A senior U.N. official says as many as 15,000 peacekeepers may be needed in Liberia to assure security for aid workers.
Senior U.N. Official Ross Mountain calls Liberia the most neglected country in Africa. He says the international community has paid scant attention to the country throughout its long, bloody civil war and humanitarian assistance for Liberia has been insufficient.
He says media coverage of battles in and around Monrovia in the past few weeks has attracted public attention to Liberia's problems, but, as fighting subsides, the country is slipping back into obscurity.
"We are afraid that Liberia will once again fall off the map and be forgotten," he said. "That would be a very great tragedy."
Mr. Mountain has been appointed as Special U.N. Coordinator for humanitarian aid in Liberia.
He says Liberia is in such a mess that aid agencies will have to start from scratch in rebuilding the country.

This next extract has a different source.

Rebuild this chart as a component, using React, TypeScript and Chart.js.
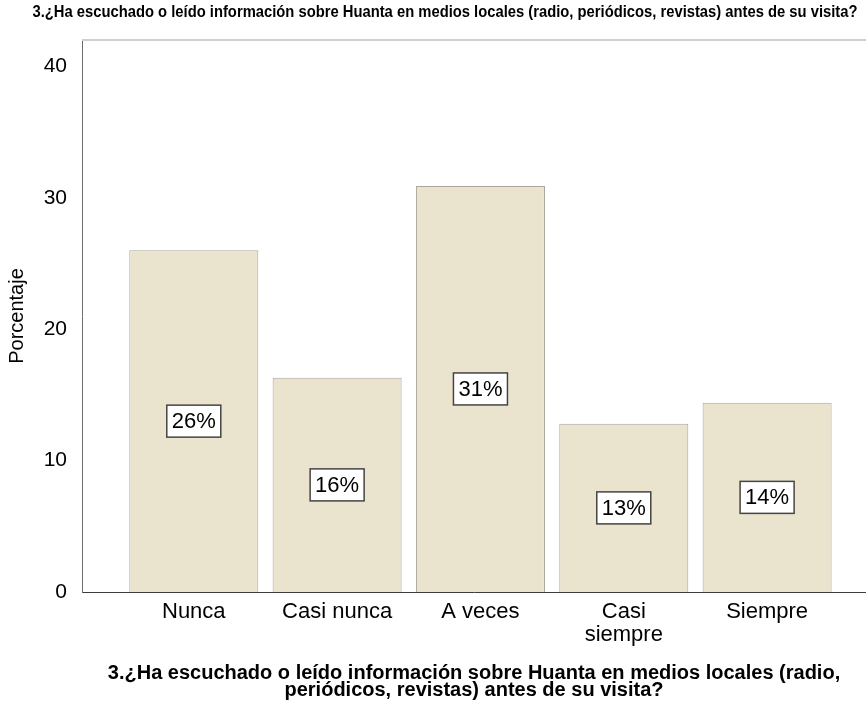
import React, { useEffect, useRef } from "react";
import { Chart, registerables } from "chart.js";

Chart.register(...registerables);

const categories = ["Nunca", "Casi nunca", "A veces", ["Casi", "siempre"], "Siempre"];
const percentages = [26.0, 16.3, 30.9, 12.8, 14.4];
const yTicks = [0, 10, 20, 30, 40];
const questionTitle =
  "3.¿Ha escuchado o leído información sobre Huanta en medios locales (radio, periódicos, revistas) antes de su visita?";
const xAxisTitle = [
  "3.¿Ha escuchado o leído información sobre Huanta en medios locales (radio,",
  "periódicos, revistas) antes de su visita?",
];
const yAxisTitle = "Porcentaje";

const FONT = '"Liberation Sans", Arial, sans-serif';

// Title at the top (condensed bold) and the light frame line above the plot
const headerPlugin = {
  id: "header",
  afterDraw(chart: any) {
    const { ctx, chartArea } = chart;
    ctx.save();
    ctx.strokeStyle = "#cfcfcf";
    ctx.lineWidth = 2;
    ctx.beginPath();
    ctx.moveTo(chartArea.left, chartArea.top);
    ctx.lineTo(chartArea.right, chartArea.top);
    ctx.stroke();

    ctx.font = `bold 16px ${FONT}`;
    ctx.fillStyle = "#000";
    ctx.textAlign = "center";
    ctx.textBaseline = "middle";
    const w = ctx.measureText(questionTitle).width;
    const sx = 825 / w;
    ctx.translate(445, 13);
    ctx.scale(sx, 1);
    ctx.fillText(questionTitle, 0, 0);
    ctx.restore();
  },
};

// Boxed percentage labels at the middle of each bar
const valueBoxPlugin = {
  id: "valueBoxes",
  afterDatasetsDraw(chart: any) {
    const { ctx } = chart;
    const meta = chart.getDatasetMeta(0);
    ctx.save();
    ctx.font = `22px ${FONT}`;
    ctx.textAlign = "center";
    ctx.textBaseline = "middle";
    meta.data.forEach((bar: any, i: number) => {
      const label = `${Math.round(percentages[i])}%`;
      const cx = bar.x;
      const cy = (bar.y + bar.base) / 2;
      const bw = 54;
      const bh = 32;
      ctx.fillStyle = "#ffffff";
      ctx.fillRect(cx - bw / 2, cy - bh / 2, bw, bh);
      ctx.strokeStyle = "#444444";
      ctx.lineWidth = 1.5;
      ctx.strokeRect(cx - bw / 2, cy - bh / 2, bw, bh);
      ctx.fillStyle = "#000";
      ctx.fillText(label, cx, cy + 1);
    });
    ctx.restore();
  },
};

export default function App() {
  const canvasRef = useRef<HTMLCanvasElement | null>(null);

  useEffect(() => {
    if (!canvasRef.current) return;
    const chart = new Chart(canvasRef.current, {
      type: "bar",
      data: {
        datasets: [
          {
            data: percentages.map((v, i) => ({ x: i, y: v })),
            backgroundColor: "#eae4cf",
            borderColor: "#a9a69c",
            borderWidth: 1,
            categoryPercentage: 1,
            barPercentage: 0.9,
          },
        ],
      },
      options: {
        animation: false,
        responsive: true,
        maintainAspectRatio: false,
        layout: { padding: { top: 40, left: 0, right: 0, bottom: 0 } },
        plugins: {
          legend: { display: false },
          tooltip: { enabled: false },
          title: { display: false },
        },
        scales: {
          x: {
            type: "linear",
            offset: false,
            min: -0.78,
            max: 4.69,
            grid: { display: false, drawTicks: false },
            border: { display: true, color: "#3c3c3c", width: 1 },
            afterBuildTicks: (scale: any) => {
              scale.ticks = categories.map((_, i) => ({ value: i }));
            },
            afterFit: (scale: any) => {
              scale.height = 110;
            },
            ticks: {
              autoSkip: false,
              maxRotation: 0,
              padding: 8,
              color: "#000",
              font: { family: FONT, size: 22, lineHeight: 1.05 },
              callback: (v: any) => categories[v as number] as any,
            },
            title: {
              display: true,
              text: xAxisTitle,
              color: "#000",
              font: { family: FONT, size: 20, weight: "bold", lineHeight: 0.86 },
              padding: { top: 0, bottom: 3 },
            },
          },
          y: {
            min: 0,
            max: 42,
            grid: { display: false, drawTicks: false },
            border: { display: true, color: "#6b6b6b", width: 1 },
            afterBuildTicks: (scale: any) => {
              scale.ticks = yTicks.map((v) => ({ value: v }));
            },
            afterFit: (scale: any) => {
              scale.width = 82;
            },
            ticks: {
              padding: 15,
              color: "#000",
              font: { family: FONT, size: 21 },
            },
            title: {
              display: true,
              text: yAxisTitle,
              color: "#000",
              font: { family: FONT, size: 20, lineHeight: 1.2 },
              padding: { top: 5, bottom: 0 },
            },
          },
        },
      },
      plugins: [headerPlugin, valueBoxPlugin],
    });
    return () => chart.destroy();
  }, []);

  return (
    <div style={{ position: "fixed", left: 0, top: 0, width: 866, height: 702, background: "#fff" }}>
      <canvas ref={canvasRef} />
    </div>
  );
}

"There is almost not a single person in the country that has not been affected by the war," he added. "We talk about internally displaced and maybe there are a half a million of those. But everybody has either been looted or harassed or chased out over the last 14 years. I cannot think of one spot, one village where the people are untouched."
Mr. Mountain says progress is being made in getting supplies into Monrovia and work is moving ahead to get the capital's port, lights and the water pumps functioning again. The big problem, he says, is outside the city where aid distribution is hampered by lack of security.
Mr. Mountain says security should improve once the U.N. Security Council agrees to send a U.N. force of 15,000 soldiers there. But he says humanitarian needs cannot wait for these troops to be deployed.